Given material:
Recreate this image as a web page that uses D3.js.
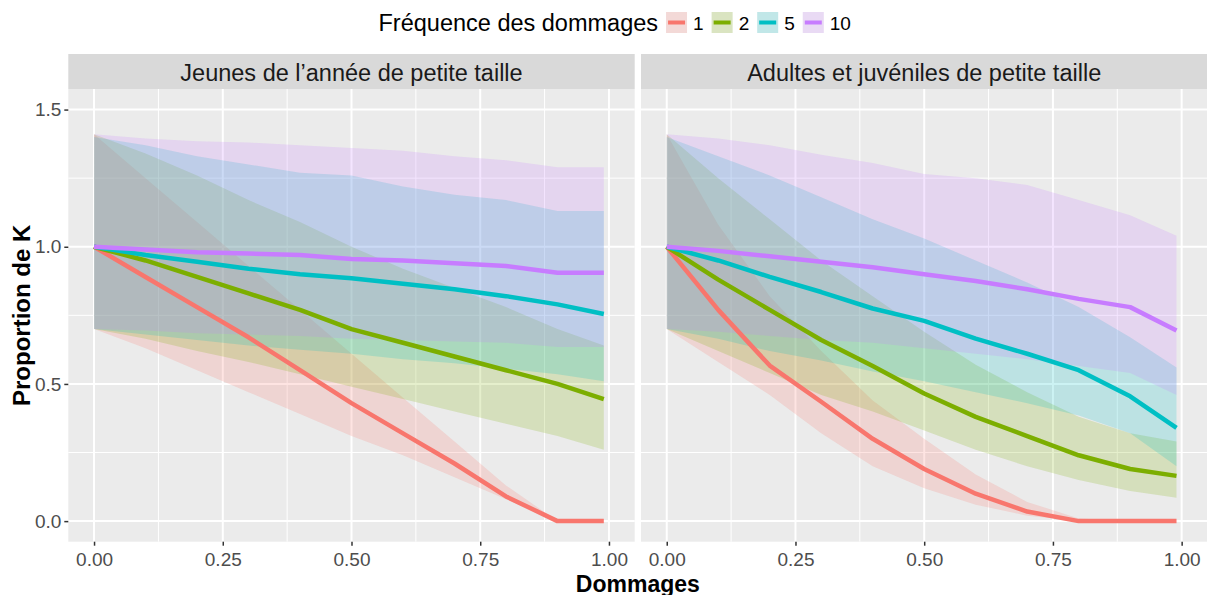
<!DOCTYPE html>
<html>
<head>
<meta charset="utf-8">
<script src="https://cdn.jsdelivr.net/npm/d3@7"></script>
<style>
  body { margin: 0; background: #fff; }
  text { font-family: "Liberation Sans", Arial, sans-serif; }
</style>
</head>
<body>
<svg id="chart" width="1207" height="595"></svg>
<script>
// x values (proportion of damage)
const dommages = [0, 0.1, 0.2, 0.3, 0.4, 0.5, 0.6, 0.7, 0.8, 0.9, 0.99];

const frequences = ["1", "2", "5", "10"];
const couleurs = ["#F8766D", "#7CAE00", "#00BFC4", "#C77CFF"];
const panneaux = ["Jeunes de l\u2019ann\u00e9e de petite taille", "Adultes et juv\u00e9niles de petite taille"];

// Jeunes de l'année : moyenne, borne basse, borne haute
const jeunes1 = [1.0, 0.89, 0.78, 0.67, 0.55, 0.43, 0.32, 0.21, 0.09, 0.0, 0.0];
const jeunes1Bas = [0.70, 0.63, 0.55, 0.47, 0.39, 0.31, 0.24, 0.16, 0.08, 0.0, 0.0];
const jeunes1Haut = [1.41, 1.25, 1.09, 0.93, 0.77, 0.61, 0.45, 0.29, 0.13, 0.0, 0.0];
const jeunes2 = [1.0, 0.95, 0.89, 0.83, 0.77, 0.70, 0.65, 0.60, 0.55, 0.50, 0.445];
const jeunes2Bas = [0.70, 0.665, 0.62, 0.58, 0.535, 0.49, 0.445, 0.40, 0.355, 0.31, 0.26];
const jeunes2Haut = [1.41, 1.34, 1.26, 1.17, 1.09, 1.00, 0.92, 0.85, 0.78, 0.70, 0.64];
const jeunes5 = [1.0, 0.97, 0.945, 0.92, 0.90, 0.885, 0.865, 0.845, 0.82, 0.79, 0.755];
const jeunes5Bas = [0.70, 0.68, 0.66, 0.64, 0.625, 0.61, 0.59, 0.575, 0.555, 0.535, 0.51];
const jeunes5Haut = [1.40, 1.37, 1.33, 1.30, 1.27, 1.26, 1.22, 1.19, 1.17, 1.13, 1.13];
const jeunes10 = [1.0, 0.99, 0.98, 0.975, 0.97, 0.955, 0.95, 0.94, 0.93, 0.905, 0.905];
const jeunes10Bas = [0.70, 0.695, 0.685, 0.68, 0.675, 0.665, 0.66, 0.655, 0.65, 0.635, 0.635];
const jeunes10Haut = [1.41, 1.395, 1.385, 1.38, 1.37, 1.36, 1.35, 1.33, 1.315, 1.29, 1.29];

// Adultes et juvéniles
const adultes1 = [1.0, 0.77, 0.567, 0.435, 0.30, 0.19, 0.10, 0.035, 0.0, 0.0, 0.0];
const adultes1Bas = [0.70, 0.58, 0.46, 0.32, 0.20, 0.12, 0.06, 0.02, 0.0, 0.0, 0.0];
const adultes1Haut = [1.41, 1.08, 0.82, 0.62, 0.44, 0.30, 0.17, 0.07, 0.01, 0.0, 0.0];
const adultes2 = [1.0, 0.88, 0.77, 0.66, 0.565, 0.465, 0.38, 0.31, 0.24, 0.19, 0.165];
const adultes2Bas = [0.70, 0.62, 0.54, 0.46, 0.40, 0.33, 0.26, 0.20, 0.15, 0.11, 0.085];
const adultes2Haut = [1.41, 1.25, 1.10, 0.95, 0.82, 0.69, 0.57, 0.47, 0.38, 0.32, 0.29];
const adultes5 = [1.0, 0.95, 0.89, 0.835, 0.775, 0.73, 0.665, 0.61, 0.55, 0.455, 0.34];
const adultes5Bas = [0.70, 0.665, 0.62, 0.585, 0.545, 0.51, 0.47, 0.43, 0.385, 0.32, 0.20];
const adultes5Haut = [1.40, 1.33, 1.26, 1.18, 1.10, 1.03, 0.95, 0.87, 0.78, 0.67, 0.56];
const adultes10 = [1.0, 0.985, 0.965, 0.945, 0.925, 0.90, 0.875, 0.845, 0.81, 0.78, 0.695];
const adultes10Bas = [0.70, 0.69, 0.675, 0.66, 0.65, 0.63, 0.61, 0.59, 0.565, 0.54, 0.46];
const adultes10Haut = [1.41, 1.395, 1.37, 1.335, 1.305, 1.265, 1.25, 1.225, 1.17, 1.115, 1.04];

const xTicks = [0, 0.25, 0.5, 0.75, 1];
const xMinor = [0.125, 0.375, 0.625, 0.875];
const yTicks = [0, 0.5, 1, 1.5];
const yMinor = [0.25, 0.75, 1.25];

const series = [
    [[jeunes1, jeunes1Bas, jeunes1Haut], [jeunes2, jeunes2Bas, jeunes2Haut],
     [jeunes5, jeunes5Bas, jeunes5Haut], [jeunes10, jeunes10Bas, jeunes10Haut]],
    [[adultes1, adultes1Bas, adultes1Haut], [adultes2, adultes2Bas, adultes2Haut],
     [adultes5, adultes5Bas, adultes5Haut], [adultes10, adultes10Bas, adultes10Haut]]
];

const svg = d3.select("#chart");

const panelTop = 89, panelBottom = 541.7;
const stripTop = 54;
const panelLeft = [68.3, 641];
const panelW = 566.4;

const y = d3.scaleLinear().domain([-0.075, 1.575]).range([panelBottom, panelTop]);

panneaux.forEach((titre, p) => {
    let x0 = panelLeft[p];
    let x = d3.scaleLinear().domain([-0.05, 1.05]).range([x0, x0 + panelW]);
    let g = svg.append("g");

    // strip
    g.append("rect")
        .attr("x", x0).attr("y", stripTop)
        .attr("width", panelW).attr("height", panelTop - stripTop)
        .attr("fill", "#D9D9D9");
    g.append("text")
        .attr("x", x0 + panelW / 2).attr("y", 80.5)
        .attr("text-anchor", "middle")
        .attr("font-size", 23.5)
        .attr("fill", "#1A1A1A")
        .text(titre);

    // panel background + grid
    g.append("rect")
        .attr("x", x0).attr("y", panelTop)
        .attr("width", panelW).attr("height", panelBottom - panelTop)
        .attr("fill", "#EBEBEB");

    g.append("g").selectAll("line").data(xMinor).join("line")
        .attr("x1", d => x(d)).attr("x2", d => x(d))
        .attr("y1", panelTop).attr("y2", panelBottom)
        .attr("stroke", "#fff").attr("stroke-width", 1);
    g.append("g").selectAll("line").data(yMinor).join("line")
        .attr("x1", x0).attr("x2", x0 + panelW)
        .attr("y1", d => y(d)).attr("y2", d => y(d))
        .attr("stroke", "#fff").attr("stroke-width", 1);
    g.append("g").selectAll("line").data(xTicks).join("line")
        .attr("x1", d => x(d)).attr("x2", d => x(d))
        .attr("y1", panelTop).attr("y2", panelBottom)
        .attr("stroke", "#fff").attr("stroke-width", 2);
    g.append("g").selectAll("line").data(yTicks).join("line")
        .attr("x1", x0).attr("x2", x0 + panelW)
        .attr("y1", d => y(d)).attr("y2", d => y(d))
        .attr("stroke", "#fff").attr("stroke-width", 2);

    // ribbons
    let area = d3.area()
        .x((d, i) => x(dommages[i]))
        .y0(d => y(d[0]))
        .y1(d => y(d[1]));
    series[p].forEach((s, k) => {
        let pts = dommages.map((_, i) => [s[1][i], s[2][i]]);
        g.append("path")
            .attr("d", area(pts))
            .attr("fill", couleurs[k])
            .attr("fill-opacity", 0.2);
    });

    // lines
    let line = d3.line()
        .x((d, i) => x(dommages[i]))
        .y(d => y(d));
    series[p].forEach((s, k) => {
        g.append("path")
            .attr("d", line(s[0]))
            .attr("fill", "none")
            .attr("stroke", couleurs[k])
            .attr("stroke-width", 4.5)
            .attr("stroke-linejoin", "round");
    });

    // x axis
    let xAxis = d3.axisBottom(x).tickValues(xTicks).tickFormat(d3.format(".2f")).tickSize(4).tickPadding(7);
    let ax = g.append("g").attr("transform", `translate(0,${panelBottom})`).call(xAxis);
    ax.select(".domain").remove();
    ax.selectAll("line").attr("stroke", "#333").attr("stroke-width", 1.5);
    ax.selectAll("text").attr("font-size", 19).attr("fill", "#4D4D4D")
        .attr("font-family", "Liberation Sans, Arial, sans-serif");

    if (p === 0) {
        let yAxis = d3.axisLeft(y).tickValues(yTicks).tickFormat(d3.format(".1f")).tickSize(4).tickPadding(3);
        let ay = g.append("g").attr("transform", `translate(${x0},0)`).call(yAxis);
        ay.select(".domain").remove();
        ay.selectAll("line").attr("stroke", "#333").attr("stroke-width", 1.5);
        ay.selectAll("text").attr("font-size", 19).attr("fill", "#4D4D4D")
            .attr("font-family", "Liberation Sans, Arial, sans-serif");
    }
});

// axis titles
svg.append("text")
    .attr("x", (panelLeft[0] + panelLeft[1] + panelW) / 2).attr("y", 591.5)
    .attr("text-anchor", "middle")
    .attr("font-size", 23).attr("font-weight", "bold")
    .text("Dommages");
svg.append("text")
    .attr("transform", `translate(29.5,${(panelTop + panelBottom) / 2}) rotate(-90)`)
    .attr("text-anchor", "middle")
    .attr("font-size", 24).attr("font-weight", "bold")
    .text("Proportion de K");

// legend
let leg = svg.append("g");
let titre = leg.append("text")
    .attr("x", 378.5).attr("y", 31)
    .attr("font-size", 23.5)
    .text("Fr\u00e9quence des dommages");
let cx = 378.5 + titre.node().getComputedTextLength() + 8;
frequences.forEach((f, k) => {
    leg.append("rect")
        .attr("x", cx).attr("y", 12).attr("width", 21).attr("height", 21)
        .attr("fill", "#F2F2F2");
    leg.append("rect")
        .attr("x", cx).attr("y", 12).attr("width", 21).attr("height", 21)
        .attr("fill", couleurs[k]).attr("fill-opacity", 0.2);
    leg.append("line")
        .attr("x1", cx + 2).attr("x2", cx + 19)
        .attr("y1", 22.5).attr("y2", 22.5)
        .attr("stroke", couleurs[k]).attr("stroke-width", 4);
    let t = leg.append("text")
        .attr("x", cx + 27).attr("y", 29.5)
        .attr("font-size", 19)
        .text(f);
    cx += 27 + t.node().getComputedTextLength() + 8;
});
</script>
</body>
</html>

Aim:
Repeat, word for word and with no pictures, only the lines running from the beginning of the data to the line that contains "de l\u2019ann\u00e9e de".

Output:
Recreate this image as a web page that uses D3.js.
<!DOCTYPE html>
<html>
<head>
<meta charset="utf-8">
<script src="https://cdn.jsdelivr.net/npm/d3@7"></script>
<style>
  body { margin: 0; background: #fff; }
  text { font-family: "Liberation Sans", Arial, sans-serif; }
</style>
</head>
<body>
<svg id="chart" width="1207" height="595"></svg>
<script>
// x values (proportion of damage)
const dommages = [0, 0.1, 0.2, 0.3, 0.4, 0.5, 0.6, 0.7, 0.8, 0.9, 0.99];

const frequences = ["1", "2", "5", "10"];
const couleurs = ["#F8766D", "#7CAE00", "#00BFC4", "#C77CFF"];
const panneaux = ["Jeunes de l\u2019ann\u00e9e de petite taille", "Adultes et juv\u00e9niles de petite taille"];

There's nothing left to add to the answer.